Alvarado fears the wall will destroy this land and the ranching lifestyle she cherishes. She witnessed the consequences first-hand in 2009, when a border wall built upriver on her aunt’s property turned into a dam during a storm.

“One good rain flooded out 1,000 acres of forage land and forced ranchers out of the area,” said Alvarado.

She fears the same thing will occur on her land, which is split by a massive arroyo, or arid creek bed “10 times the size of the Rio Grande.”
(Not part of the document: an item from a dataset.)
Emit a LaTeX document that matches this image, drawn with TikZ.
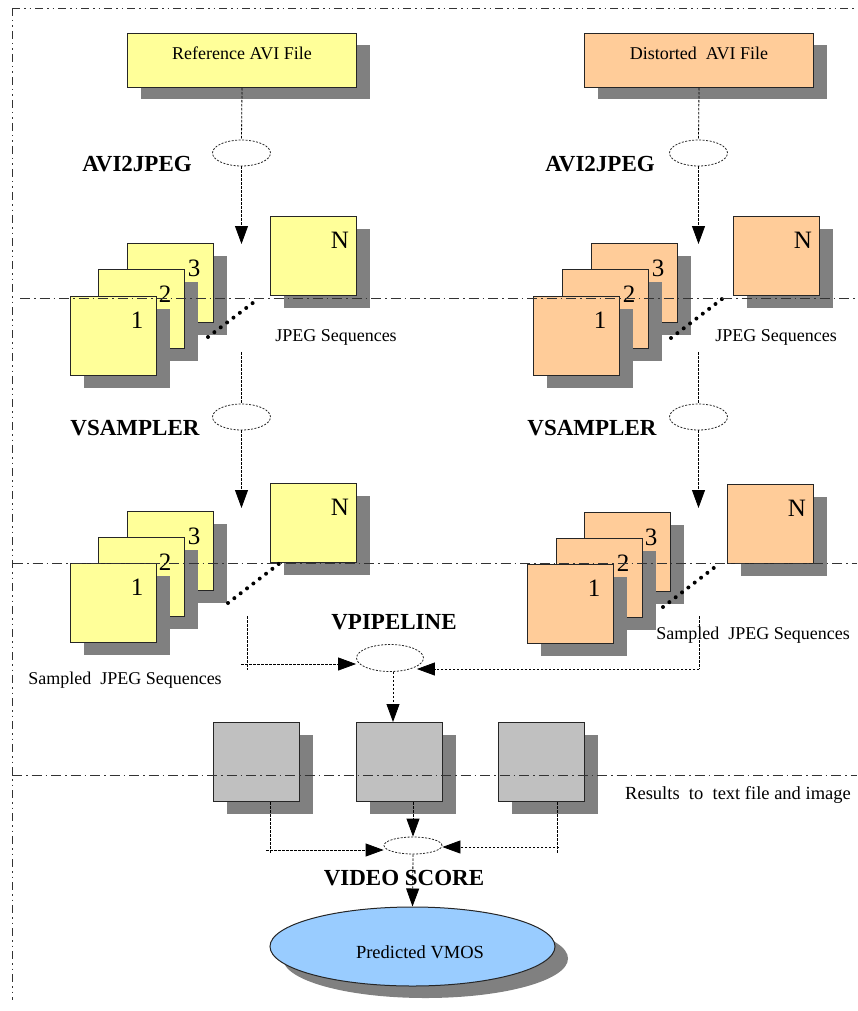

How can we pass “upward” understanding of the grassroots to those who spend their lives on concrete? Please pass this article on to others who might not have heard about this aspect of a 30 foot high, steel-slatted wall crossing the desert. Of course, one solution is to not build across the arroyos. But then what’s the point of the wall?

  1. Bruce Hulbert

    The inevitability of flooding in such areas would be obvious to any civil engineer. One would think that at least one would have reviewed the plans for such areas, and disapproved such nonsense. On the other hand—from a cynical point of view (I take no pleasure in having to say this)—it makes some kind of dystopian ‘sense’ if your real objective is to award lucrative building contracts to curry favor and political donations from dishonest construction contractors; stage photo ops & claim bragging rights so one can claim to have “done something significant” to a naive public (e.g., MAGAs and citified conservatives) in the right-wing press. The outrage of ranchers (they’re relatively few, after all), and the devastating effects on wildlife are of no importance to Trump or to the sycophantic incompetents he’s appointed—illegally—to run/degrade/destroy all public agencies.